The latest evaluation of the campaign’s success was conducted before schools were closed by the Covid-19 lockdown, which is expected to have impacted on attainment.
Even then, it found no consistent pattern of improvement had been shown in bringing attainment of pupils in the poorest areas closer to those of the most affluent areas.
However, the government said that nine out of 10 head teachers surveyed reported seeing an improvement, and pointed to “systemic change” in culture and ethos and a “greater understanding” of barriers faced by pupils from disadvantaged communities.
Education Secretary John Swinney said: “It is extremely encouraging that the overwhelming majority of headteachers – 91% – are noticing improvements in reducing the poverty-related attainment gap as a result of ASF supported approaches.”
Where has the gap narrowed or widened?
Findings of the year four evaluation for 2018/19 were:
- In primary schools the gap narrowed for literacy attainment but widened slightly for numeracy between 2017 and 2019;
- For secondary pupils the gap narrowed for numeracy but for literacy widened slightly in Challenge Authorities;
- At National 5 level the gap narrowed slightly for Challenge Authorities but widened slightly for non-Challenge Authorities.
- At Higher and Advanced Higher level the gap narrowed.
Data was given for Dundee schools which showed 65.5% of primary pupils achieving expected levels for literacy in the most deprived areas in 2018/19, compared to 84.5% in the least deprived.
At National 5 level (SCQF 5) 68% of pupils in the most deprived areas achieved a pass, compared to 93.5% in the least deprived areas. At Higher level (SCQF 6) the percentages were 39 and 75.7, respectively.
The report concluded that assessment of progress in closing the gap was “nuanced”.
It said “there are aspects which indicate positive progress” but added: “The overall trends emerging from the attainment data demonstrate the challenge which remains related to closing the poverty-related attainment gap between the most and least deprived pupils.
“This reaffirms that the commitment to closing the poverty-related attainment gap is a long term one with a need to work in partnership to facilitate, broker and support action to maximise the progress towards closing the poverty-related attainment gap.”
Future analysis, it said, would also need to explore the impact of Covid-19 on ASF in seeking to close the poverty-related attainment gap.
The overall trends… demonstrate the challenge which remains related to closing the poverty-related attainment gap between the most and least deprived pupils.”
Scottish Government report
The report concluded there was “some progress” in closing the attainment gap but the picture was varied and quantitative measures “do not yet show a consistent pattern of improvement”.

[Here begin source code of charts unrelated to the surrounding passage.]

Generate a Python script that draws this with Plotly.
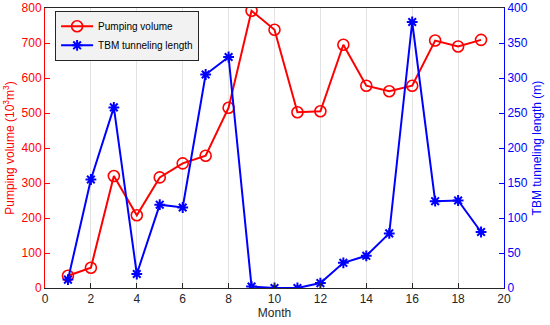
import plotly.graph_objects as go

months = list(range(1, 20))
pumping_volume = [35, 58, 320, 208, 316, 356, 378, 515, 792, 738, 502, 505, 695, 578, 562, 578, 707, 690, 709]
tbm_length = [12, 155, 258, 20, 119, 115, 305, 330, 2, 0, 0, 7, 36, 46, 78, 380, 124, 125, 80]

x_ticks = list(range(0, 21, 2))
left_ticks = list(range(0, 801, 100))
right_ticks = list(range(0, 401, 50))

RED = "#ff0000"
BLUE = "#0000ff"
FONT = "Liberation Sans, Arial, sans-serif"

fig = go.Figure()
fig.add_trace(go.Scatter(
    x=months, y=pumping_volume, name="Pumping volume", mode="lines+markers",
    line=dict(color=RED, width=2),
    marker=dict(symbol="circle-open", size=11, color=RED, line=dict(width=1.6, color=RED)),
    yaxis="y"))
fig.add_trace(go.Scatter(
    x=months, y=tbm_length, name="TBM tunneling length", mode="lines+markers",
    line=dict(color=BLUE, width=2),
    marker=dict(symbol="asterisk-open", size=9, color=BLUE, line=dict(width=2, color=BLUE)),
    yaxis="y2"))

fig.update_layout(
    width=550, height=325,
    margin=dict(l=45, r=46, t=8, b=37),
    paper_bgcolor="white", plot_bgcolor="white",
    font=dict(family=FONT, size=12, color="#262626"),
    showlegend=True,
    legend=dict(x=0.022, y=0.99, xanchor="left", yanchor="top",
                bgcolor="#f2f2f2", bordercolor="#262626", borderwidth=1,
                font=dict(size=10, color="#000000"), tracegroupgap=0,
                itemwidth=32),
    xaxis=dict(range=[0, 20], tickvals=x_ticks, showgrid=True, gridcolor="#e3e3e3",
               gridwidth=1, zeroline=False, showline=True, linecolor="#262626",
               linewidth=1, mirror=True, ticks="inside", ticklen=5, tickcolor="#262626",
               tickfont=dict(size=12, color="#262626"), automargin=False,
               title=dict(text="Month", font=dict(size=12, color="#262626"), standoff=3)),
    yaxis=dict(range=[0, 800], tickvals=left_ticks, showgrid=False, zeroline=False,
               showline=True, linecolor=RED, linewidth=1, ticks="inside", ticklen=5,
               tickcolor=RED, tickfont=dict(size=12, color=RED), automargin=False,
               title=dict(text="Pumping volume (10<sup>3</sup>m<sup>3</sup>)",
                          font=dict(size=12, color=RED), standoff=4)),
    yaxis2=dict(range=[0, 400], tickvals=right_ticks, overlaying="y", side="right",
                showgrid=False, zeroline=False, showline=True, linecolor=BLUE,
                linewidth=1, ticks="inside", ticklen=5, tickcolor=BLUE,
                tickfont=dict(size=12, color=BLUE), automargin=False,
                title=dict(text="TBM tunneling length (m)",
                           font=dict(size=12, color=BLUE), standoff=5)),
)

fig.write_html("out.html", config={"displayModeBar": False},
               post_script="document.body.style.margin='0';")
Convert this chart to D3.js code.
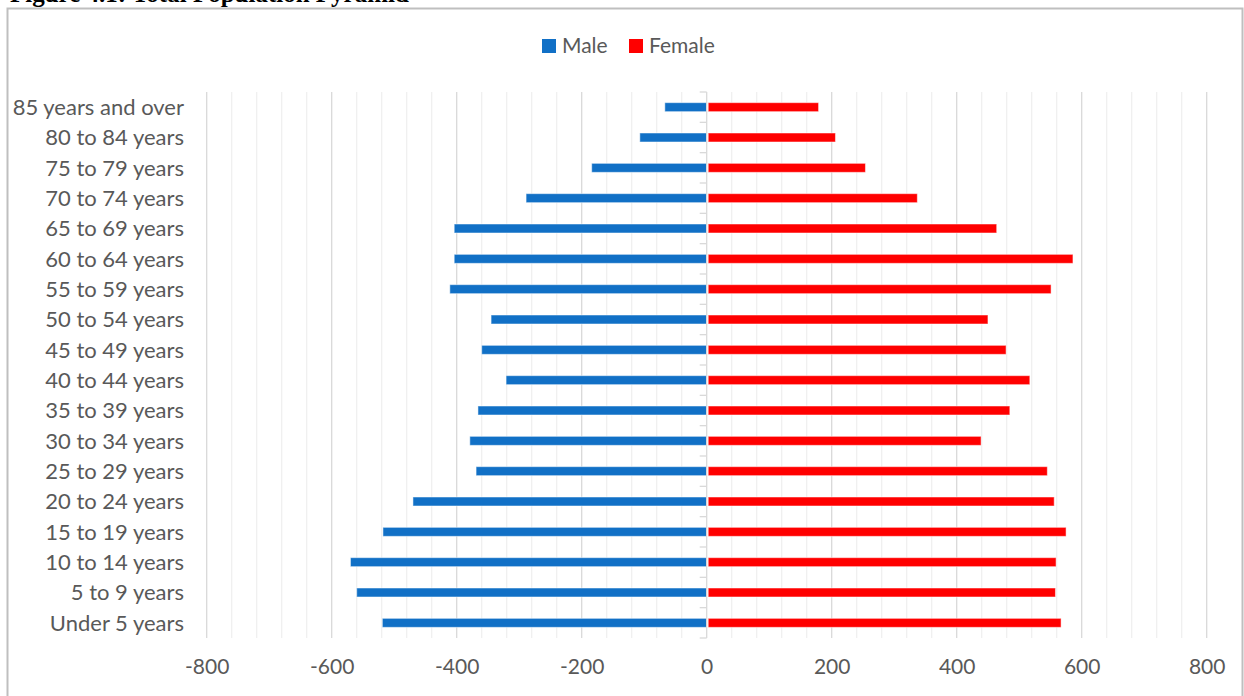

Positive progress had been made in a number of areas, it said, including the development of embedded and sustained practices to address the impact of the gap, positive developments across the education system towards inclusive practices and reported evidence of perceived impact.
A survey of more than 1,100 head teachers reported found 98% expect to see the gap closing over the next five year.
Mr Swinney said: “This remains central to our plans and with the challenges presented by the current pandemic our efforts to deliver equity in education are more important than ever.
“Our policies have resulted in the highest level of education investment per person across the UK.
“This year alone we are investing a further £182 million through the Attainment Scotland Fund, and have confirmed that, for the first time, more than £250 million of Pupil Equity Funding will be made available to 97% of schools over two years in 2020/21 and 2021/22.
“Our commitment is a long term one and that is why we will extend the Scottish Attainment Challenge for a further year beyond this parliamentary term at current funding levels for 2021/22.”